Nuclear and Radiation Safety
Опис
Резюме:Reliable operation of secondary equipment of PWR nuclear power plants is an integral part of nuclear and radiation safety of the entire NPP unit. The problem of stress strain state of steam turbine structural components under plastic deformation is considered. The theory of elastic-plastic deformations is used to solve the problem along with the finite element method. The paper presents the results of computer assessment of stress strain state of locking joint of working blades of the first stage of a intermediate-pressure cylinder (IPC) and high-pressure cylinder (HPC) body of a steam turbine, which makes it possible to characterize the degree of relaxation and stress redistribution in the structure in comparison with obtained earlier results.
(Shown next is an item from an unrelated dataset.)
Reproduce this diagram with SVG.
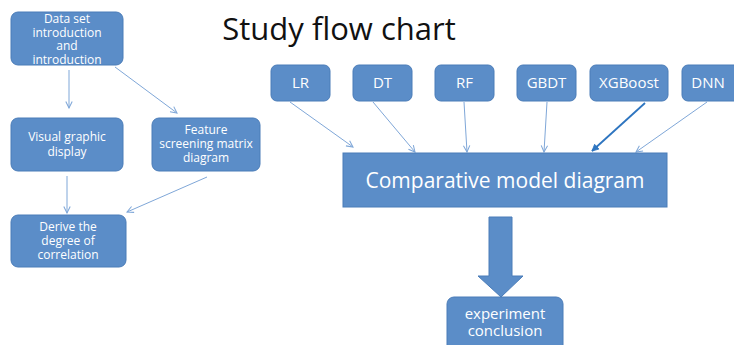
<svg xmlns="http://www.w3.org/2000/svg" width="734" height="345" viewBox="0 0 734 345">
<defs>
<style>
.box{fill:#5B8DC8;stroke:#4A7CB8;stroke-width:1}
.t{font-family:"Open Sans","Noto Sans","DejaVu Sans",sans-serif;fill:#ffffff;text-anchor:middle}
.s{font-size:12px}
.m{font-size:15px}
.c{stroke:#7FA7D8;stroke-width:1;fill:none;marker-end:url(#ah)}
</style>
<marker id="ah" viewBox="0 0 10 10" refX="9" refY="5" markerWidth="8" markerHeight="8" markerUnits="userSpaceOnUse" orient="auto">
<path d="M1,1 L9,5 L1,9" fill="none" stroke="#7FA7D8" stroke-width="1.3"/>
</marker>
<marker id="ahd" viewBox="0 0 10 10" refX="9" refY="5" markerWidth="8" markerHeight="8" markerUnits="userSpaceOnUse" orient="auto">
<path d="M1,1 L9,5 L1,9 Z" fill="#2E75C0" stroke="#2E75C0" stroke-width="1"/>
</marker>
</defs>
<rect width="734" height="345" fill="#ffffff"/>
<text x="339" y="40" font-family="'Open Sans','Noto Sans',sans-serif" font-size="31" fill="#111111" text-anchor="middle">Study flow chart</text>

<g id="connectors">
<line class="c" x1="69" y1="70" x2="69" y2="108"/>
<line class="c" x1="115" y1="67" x2="177" y2="113"/>
<line class="c" x1="67" y1="176" x2="67" y2="213"/>
<line class="c" x1="207" y1="177" x2="127" y2="212"/>
<line class="c" x1="290" y1="102" x2="353" y2="147"/>
<line class="c" x1="373" y1="102" x2="415" y2="152"/>
<line class="c" x1="464" y1="102" x2="467" y2="152"/>
<line class="c" x1="547" y1="102" x2="544" y2="152"/>
<line x1="645" y1="103" x2="592" y2="151" stroke="#2E75C0" stroke-width="1.8" marker-end="url(#ahd)"/>
<line class="c" x1="707" y1="102" x2="636" y2="152"/>
<path id="bigarrow" d="M489,217 L512,217 L512,276 L523,276 L501,297 L478,276 L489,276 Z" fill="#5B8DC8" stroke="#4A7CB8" stroke-width="1"/>
</g>

<g id="n-dataset"><rect class="box" x="11" y="12" width="112" height="53" rx="7"/>
<text class="t s" x="67" y="23">Data set</text>
<text class="t s" x="67" y="37">introduction</text>
<text class="t s" x="67" y="50">and</text>
<text class="t s" x="67" y="64">introduction</text></g>

<g id="n-visual"><rect class="box" x="11" y="118" width="112" height="53" rx="7"/>
<text class="t s" x="67" y="141">Visual graphic</text>
<text class="t s" x="67" y="156">display</text></g>

<g id="n-feature"><rect class="box" x="152" y="118" width="108" height="53" rx="7"/>
<text class="t s" x="206" y="134">Feature</text>
<text class="t s" x="206" y="148">screening matrix</text>
<text class="t s" x="206" y="162">diagram</text></g>

<g id="n-derive"><rect class="box" x="11" y="215" width="115" height="52" rx="7"/>
<text class="t s" x="68" y="231">Derive the</text>
<text class="t s" x="68" y="245">degree of</text>
<text class="t s" x="68" y="259">correlation</text></g>

<g id="n-lr"><rect class="box" x="271" y="65" width="59" height="36" rx="6"/>
<text class="t m" x="300.5" y="88">LR</text></g>
<g id="n-dt"><rect class="box" x="353" y="65" width="59" height="36" rx="6"/>
<text class="t m" x="382.5" y="88">DT</text></g>
<g id="n-rf"><rect class="box" x="435" y="65" width="59" height="36" rx="6"/>
<text class="t m" x="464.5" y="88">RF</text></g>
<g id="n-gbdt"><rect class="box" x="517" y="65" width="59" height="36" rx="6"/>
<text class="t m" x="546.5" y="88">GBDT</text></g>
<g id="n-xgb"><rect class="box" x="590" y="65" width="78" height="36" rx="6"/>
<text class="t m" x="629" y="88">XGBoost</text></g>
<g id="n-dnn"><rect class="box" x="682" y="65" width="60" height="36" rx="6"/>
<text class="t m" x="708" y="88">DNN</text></g>

<g id="n-compare"><rect class="box" x="343" y="153" width="324" height="54"/>
<text class="t" x="505" y="188" font-size="21">Comparative model diagram</text></g>

<g id="n-conclusion"><rect class="box" x="447" y="297" width="116" height="60" rx="7"/>
<text class="t m" x="505" y="319">experiment</text>
<text class="t m" x="505" y="336">conclusion</text></g>
</svg>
It is provided that the use of the presented calculation method in designing new structures of steam turbine components operating in the area of high thermal and power loads, taking into account the contact interaction of components, as well as different mechanical and physical properties of materials, and their changes depending on operating temperature, at this stage of software development allows one to identify problem areas in the design and prevent further breakdowns in the turbine. Based on the comparison of operational data of the developed design solutions and calculation assessment, it is proved that the chosen calculation method can significantly increase the operational reliability not only of the turbine unit but also the nuclear unit as a whole, as well as reduce economic costs caused by turbine unit downtime during maintenance.